[EXERCISE AIM]:
Copy the records below exactly, omitting any pictures they contain.

[PROVIDED RECORDS]:
________________________________________

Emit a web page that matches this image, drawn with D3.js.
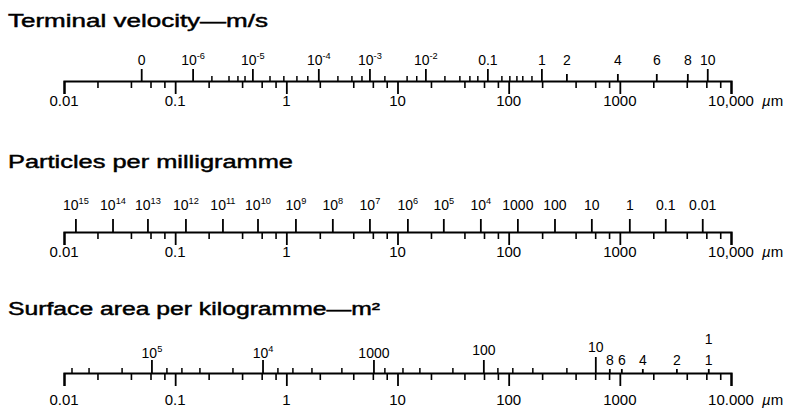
<!DOCTYPE html>
<html>
<head>
<meta charset="utf-8">
<script src="https://cdn.jsdelivr.net/npm/d3@7"></script>
<style>
  body { margin: 0; background: white; }
  text { font-family: "Liberation Sans", Arial, Helvetica, sans-serif; fill: #000; }
</style>
</head>
<body>
<div id="chart"></div>
<script>
// Particle size scale (µm), shared by all three nomograms
const sizeMajor = [0.01, 0.1, 1, 10, 100, 1000, 10000];
const sizeMajorLabels = ["0.01", "0.1", "1", "10", "100", "1000", "10,000"];
const sizeMinor = [0.02, 0.04, 0.06, 0.08, 0.2, 0.4, 0.6, 0.8, 2, 4, 6, 8,
                   20, 40, 60, 80, 200, 400, 600, 800, 2000, 4000, 6000, 8000];

// Terminal velocity (m/s): label and the particle size (µm) it sits at
const velLabels = ["0", "10^-6", "10^-5", "10^-4", "10^-3", "10^-2", "0.1", "1", "2", "4", "6", "8", "10"];
const velAt = [0.050, 0.145, 0.50, 1.96, 5.65, 18.0, 65, 199, 334, 960, 2150, 4090, 6180];
const velMinorAt = [0.214, 0.305, 0.367, 0.425, 0.713, 0.95, 1.245, 1.56, 2.91, 3.89, 4.79, 7.7,
                    12.2, 14.9, 26.7, 36.4, 44.8, 52.8, 86.9, 102.5, 118.6, 134, 162];

// Particles per milligramme
const partLabels = ["10^15", "10^14", "10^13", "10^12", "10^11", "10^10", "10^9", "10^8", "10^7",
                    "10^6", "10^5", "10^4", "1000", "100", "10", "1", "0.1", "0.01"];
const partAt = [0.0128, 0.0276, 0.0569, 0.125, 0.269, 0.556, 1.22, 2.62, 5.65,
                12.4, 26.1, 56.2, 121, 261, 560, 1230, 2590, 5570];

// Surface area per kilogramme (m²)
const surfLabels = ["10^5", "10^4", "1000", "100", "10", "8", "6", "4", "2", "1"];
const surfAt = [0.0618, 0.617, 6.14, 59.8, 608, 813, 1042, 1610, 3260, 6310];
const surfMinorAt = [0.0118, 0.0168, 0.0333, 0.0843, 0.115, 0.167, 0.331, 0.84, 1.146, 1.70,
                     3.16, 7.7, 11.2, 15.9, 31.5, 80, 109, 165, 334];

const width = 793, height = 416;

const svg = d3.select('#chart')
  .append('svg')
  .attr('width', width)
  .attr('height', height)
  .style('background', 'white');

const x = d3.scaleLog().domain([0.01, 10000]).range([64, 731]);

// write "10^-6" style labels with a raised exponent
function writeLabel(text, label, size) {
  const parts = label.split('^');
  text.append('tspan').text(parts[0]);
  if (parts[1]) {
    text.append('tspan')
      .attr('font-size', size * 0.66)
      .attr('dy', -size * 0.4)
      .text(parts[1]);
  }
}

function title(str, y, len) {
  svg.append('text')
    .attr('x', 8)
    .attr('y', y)
    .attr('font-size', 18)
    .attr('textLength', len)
    .attr('lengthAdjust', 'spacingAndGlyphs')
    .attr('stroke', '#000')
    .attr('stroke-width', 0.45)
    .text(str);
}

// the size axis below each line
function sizeAxis(lineY, labelY, lastLabel) {
  const g = svg.append('g').attr('transform', `translate(0,${lineY})`);
  g.call(d3.axisBottom(x).tickValues(sizeMajor).tickSize(13).tickSizeOuter(13).tickFormat(''));
  g.select('.domain').attr('stroke', '#000').attr('stroke-width', 2.2);
  g.selectAll('.tick line').attr('stroke', '#000').attr('stroke-width', 1.8);

  const gm = svg.append('g').attr('transform', `translate(0,${lineY})`);
  gm.call(d3.axisBottom(x).tickValues(sizeMinor).tickSize(7).tickFormat(''));
  gm.select('.domain').remove();
  gm.selectAll('.tick line').attr('stroke', '#000').attr('stroke-width', 1.6);

  svg.append('g').selectAll('text')
    .data(sizeMajor)
    .join('text')
    .attr('x', d => x(d))
    .attr('y', labelY)
    .attr('text-anchor', 'middle')
    .attr('font-size', 15)
    .text((d, i) => i === sizeMajor.length - 1 ? lastLabel : sizeMajorLabels[i]);

  const unit = svg.append('text')
    .attr('x', x(10000) + 31)
    .attr('y', labelY)
    .attr('font-size', 15);
  unit.append('tspan').attr('font-style', 'italic').text('µ');
  unit.append('tspan').text('m');
}

// upward ticks above the line
function topTicks(lineY, values, len, sw) {
  svg.append('g').selectAll('line')
    .data(values)
    .join('line')
    .attr('x1', d => x(d)).attr('x2', d => x(d))
    .attr('y1', lineY)
    .attr('y2', (d, i) => lineY - (typeof len === 'function' ? len(d, i) : len))
    .attr('stroke', '#000')
    .attr('stroke-width', sw || 1.8);
}

function topLabels(values, labels, yFn, size) {
  svg.append('g').selectAll('text')
    .data(values)
    .join('text')
    .attr('x', d => x(d))
    .attr('y', (d, i) => yFn(i))
    .attr('text-anchor', 'middle')
    .attr('font-size', size)
    .each(function(d, i) { writeLabel(d3.select(this), labels[i], size); });
}

// --- Terminal velocity ---
title('Terminal velocity—m/s', 27, 260);
sizeAxis(81, 106, '10,000');
topTicks(81, velMinorAt, 5, 1.5);
topTicks(81, velAt, (d, i) => ['2', '4', '6', '8'].includes(velLabels[i]) ? 7 : 12);
topLabels(velAt, velLabels, () => 65, 14);

// --- Particles per milligramme ---
title('Particles per milligramme', 168, 285);
sizeAxis(232, 257, '10,000');
topTicks(232, partAt, 13);
topLabels(partAt, partLabels, () => 210, 14);

// --- Surface area per kilogramme ---
title('Surface area per kilogramme—m²', 315, 372);
sizeAxis(373, 405, '10.000');
topTicks(373, surfMinorAt, 5, 1.5);
topTicks(373, surfAt, (d, i) => surfLabels[i].length === 1 ? 4 : (surfLabels[i] === '10' ? 16 : 13));
const surfY = i => surfLabels[i].length === 1 ? 365 : (surfLabels[i] === '10' ? 352 : (surfLabels[i] === '100' ? 355 : 358));
topLabels(surfAt, surfLabels, surfY, 14);
svg.append('text')
  .attr('x', x(surfAt[surfAt.length - 1]))
  .attr('y', 344)
  .attr('text-anchor', 'middle')
  .attr('font-size', 14)
  .text('1');
</script>
</body>
</html>
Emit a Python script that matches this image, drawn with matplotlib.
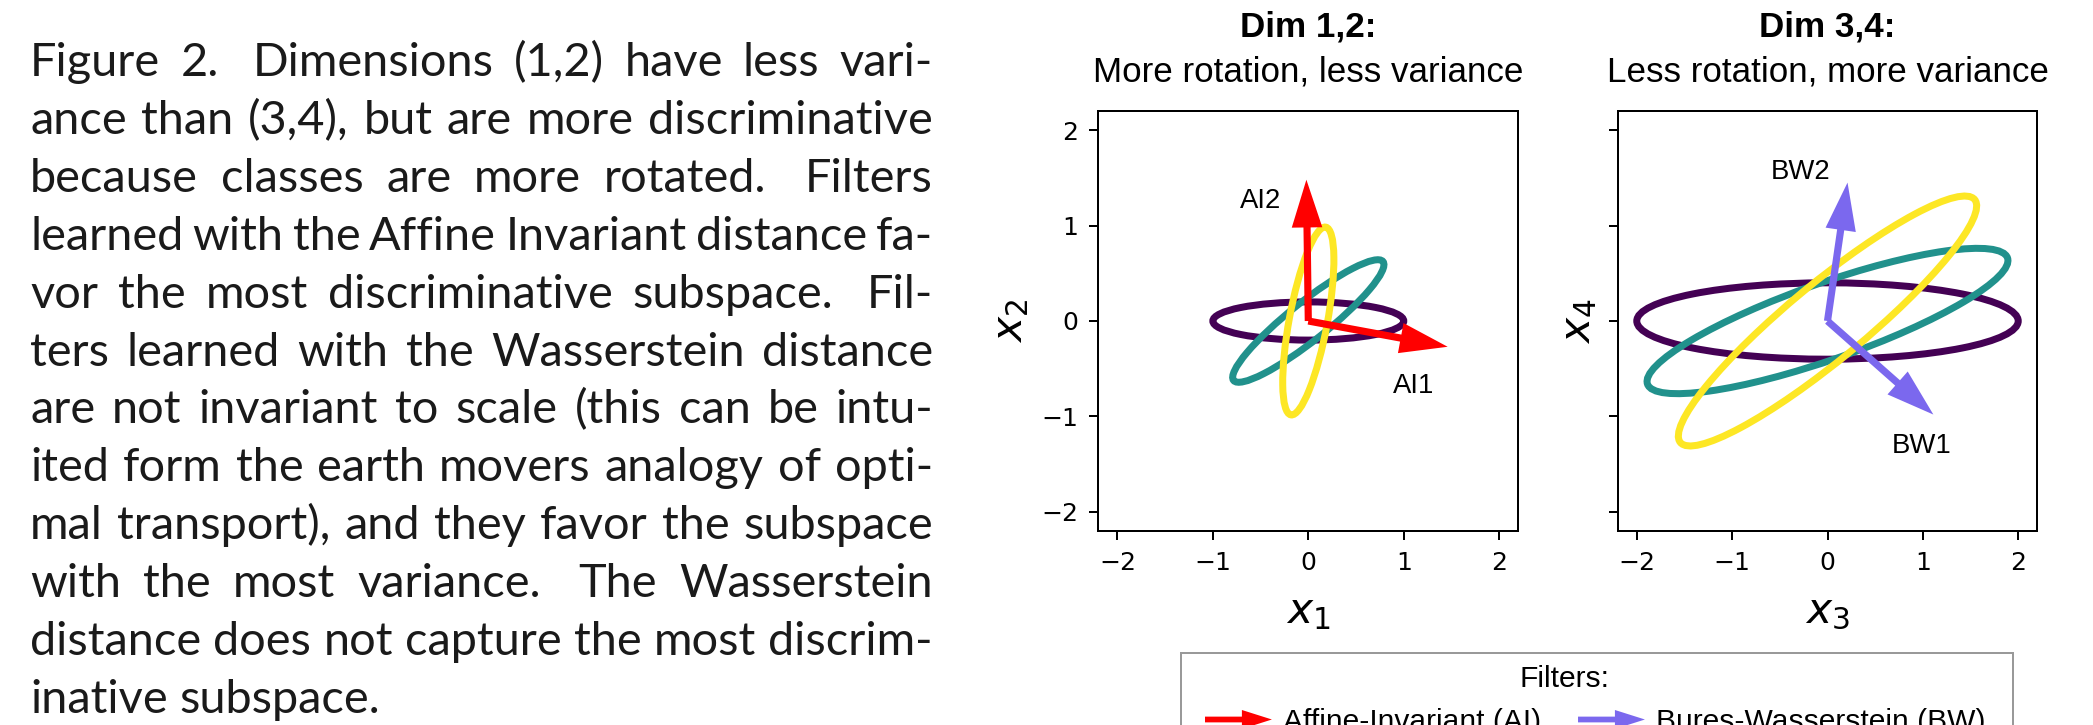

________________________________________

[COMPLETE ANSWER]:
Emit a web page that matches this image, drawn with D3.js.
<!DOCTYPE html>
<html>
<head>
<meta charset="utf-8">
<script src="https://cdn.jsdelivr.net/npm/d3@7"></script>
<style>
  body { margin: 0; background: white; }
  text { font-family: "Liberation Sans", Arial, Helvetica, sans-serif; fill: #000; }
</style>
</head>
<body>
<div id="chart"></div>
<script>
// Particle size scale (µm), shared by all three nomograms
const sizeMajor = [0.01, 0.1, 1, 10, 100, 1000, 10000];
const sizeMajorLabels = ["0.01", "0.1", "1", "10", "100", "1000", "10,000"];
const sizeMinor = [0.02, 0.04, 0.06, 0.08, 0.2, 0.4, 0.6, 0.8, 2, 4, 6, 8,
                   20, 40, 60, 80, 200, 400, 600, 800, 2000, 4000, 6000, 8000];

// Terminal velocity (m/s): label and the particle size (µm) it sits at
const velLabels = ["0", "10^-6", "10^-5", "10^-4", "10^-3", "10^-2", "0.1", "1", "2", "4", "6", "8", "10"];
const velAt = [0.050, 0.145, 0.50, 1.96, 5.65, 18.0, 65, 199, 334, 960, 2150, 4090, 6180];
const velMinorAt = [0.214, 0.305, 0.367, 0.425, 0.713, 0.95, 1.245, 1.56, 2.91, 3.89, 4.79, 7.7,
                    12.2, 14.9, 26.7, 36.4, 44.8, 52.8, 86.9, 102.5, 118.6, 134, 162];

// Particles per milligramme
const partLabels = ["10^15", "10^14", "10^13", "10^12", "10^11", "10^10", "10^9", "10^8", "10^7",
                    "10^6", "10^5", "10^4", "1000", "100", "10", "1", "0.1", "0.01"];
const partAt = [0.0128, 0.0276, 0.0569, 0.125, 0.269, 0.556, 1.22, 2.62, 5.65,
                12.4, 26.1, 56.2, 121, 261, 560, 1230, 2590, 5570];

// Surface area per kilogramme (m²)
const surfLabels = ["10^5", "10^4", "1000", "100", "10", "8", "6", "4", "2", "1"];
const surfAt = [0.0618, 0.617, 6.14, 59.8, 608, 813, 1042, 1610, 3260, 6310];
const surfMinorAt = [0.0118, 0.0168, 0.0333, 0.0843, 0.115, 0.167, 0.331, 0.84, 1.146, 1.70,
                     3.16, 7.7, 11.2, 15.9, 31.5, 80, 109, 165, 334];

const width = 793, height = 416;

const svg = d3.select('#chart')
  .append('svg')
  .attr('width', width)
  .attr('height', height)
  .style('background', 'white');

const x = d3.scaleLog().domain([0.01, 10000]).range([64, 731]);

// write "10^-6" style labels with a raised exponent
function writeLabel(text, label, size) {
  const parts = label.split('^');
  text.append('tspan').text(parts[0]);
  if (parts[1]) {
    text.append('tspan')
      .attr('font-size', size * 0.66)
      .attr('dy', -size * 0.4)
      .text(parts[1]);
  }
}

function title(str, y, len) {
  svg.append('text')
    .attr('x', 8)
    .attr('y', y)
    .attr('font-size', 18)
    .attr('textLength', len)
    .attr('lengthAdjust', 'spacingAndGlyphs')
    .attr('stroke', '#000')
    .attr('stroke-width', 0.45)
    .text(str);
}

// the size axis below each line
function sizeAxis(lineY, labelY, lastLabel) {
  const g = svg.append('g').attr('transform', `translate(0,${lineY})`);
  g.call(d3.axisBottom(x).tickValues(sizeMajor).tickSize(13).tickSizeOuter(13).tickFormat(''));
  g.select('.domain').attr('stroke', '#000').attr('stroke-width', 2.2);
  g.selectAll('.tick line').attr('stroke', '#000').attr('stroke-width', 1.8);

  const gm = svg.append('g').attr('transform', `translate(0,${lineY})`);
  gm.call(d3.axisBottom(x).tickValues(sizeMinor).tickSize(7).tickFormat(''));
  gm.select('.domain').remove();
  gm.selectAll('.tick line').attr('stroke', '#000').attr('stroke-width', 1.6);

  svg.append('g').selectAll('text')
    .data(sizeMajor)
    .join('text')
    .attr('x', d => x(d))
    .attr('y', labelY)
    .attr('text-anchor', 'middle')
    .attr('font-size', 15)
    .text((d, i) => i === sizeMajor.length - 1 ? lastLabel : sizeMajorLabels[i]);

  const unit = svg.append('text')
    .attr('x', x(10000) + 31)
    .attr('y', labelY)
    .attr('font-size', 15);
  unit.append('tspan').attr('font-style', 'italic').text('µ');
  unit.append('tspan').text('m');
}

// upward ticks above the line
function topTicks(lineY, values, len, sw) {
  svg.append('g').selectAll('line')
    .data(values)
    .join('line')
    .attr('x1', d => x(d)).attr('x2', d => x(d))
    .attr('y1', lineY)
    .attr('y2', (d, i) => lineY - (typeof len === 'function' ? len(d, i) : len))
    .attr('stroke', '#000')
    .attr('stroke-width', sw || 1.8);
}

function topLabels(values, labels, yFn, size) {
  svg.append('g').selectAll('text')
    .data(values)
    .join('text')
    .attr('x', d => x(d))
    .attr('y', (d, i) => yFn(i))
    .attr('text-anchor', 'middle')
    .attr('font-size', size)
    .each(function(d, i) { writeLabel(d3.select(this), labels[i], size); });
}

// --- Terminal velocity ---
title('Terminal velocity—m/s', 27, 260);
sizeAxis(81, 106, '10,000');
topTicks(81, velMinorAt, 5, 1.5);
topTicks(81, velAt, (d, i) => ['2', '4', '6', '8'].includes(velLabels[i]) ? 7 : 12);
topLabels(velAt, velLabels, () => 65, 14);

// --- Particles per milligramme ---
title('Particles per milligramme', 168, 285);
sizeAxis(232, 257, '10,000');
topTicks(232, partAt, 13);
topLabels(partAt, partLabels, () => 210, 14);

// --- Surface area per kilogramme ---
title('Surface area per kilogramme—m²', 315, 372);
sizeAxis(373, 405, '10.000');
topTicks(373, surfMinorAt, 5, 1.5);
topTicks(373, surfAt, (d, i) => surfLabels[i].length === 1 ? 4 : (surfLabels[i] === '10' ? 16 : 13));
const surfY = i => surfLabels[i].length === 1 ? 365 : (surfLabels[i] === '10' ? 352 : (surfLabels[i] === '100' ? 355 : 358));
topLabels(surfAt, surfLabels, surfY, 14);
svg.append('text')
  .attr('x', x(surfAt[surfAt.length - 1]))
  .attr('y', 344)
  .attr('text-anchor', 'middle')
  .attr('font-size', 14)
  .text('1');
</script>
</body>
</html>
Emit a Python script that matches this image, drawn with matplotlib.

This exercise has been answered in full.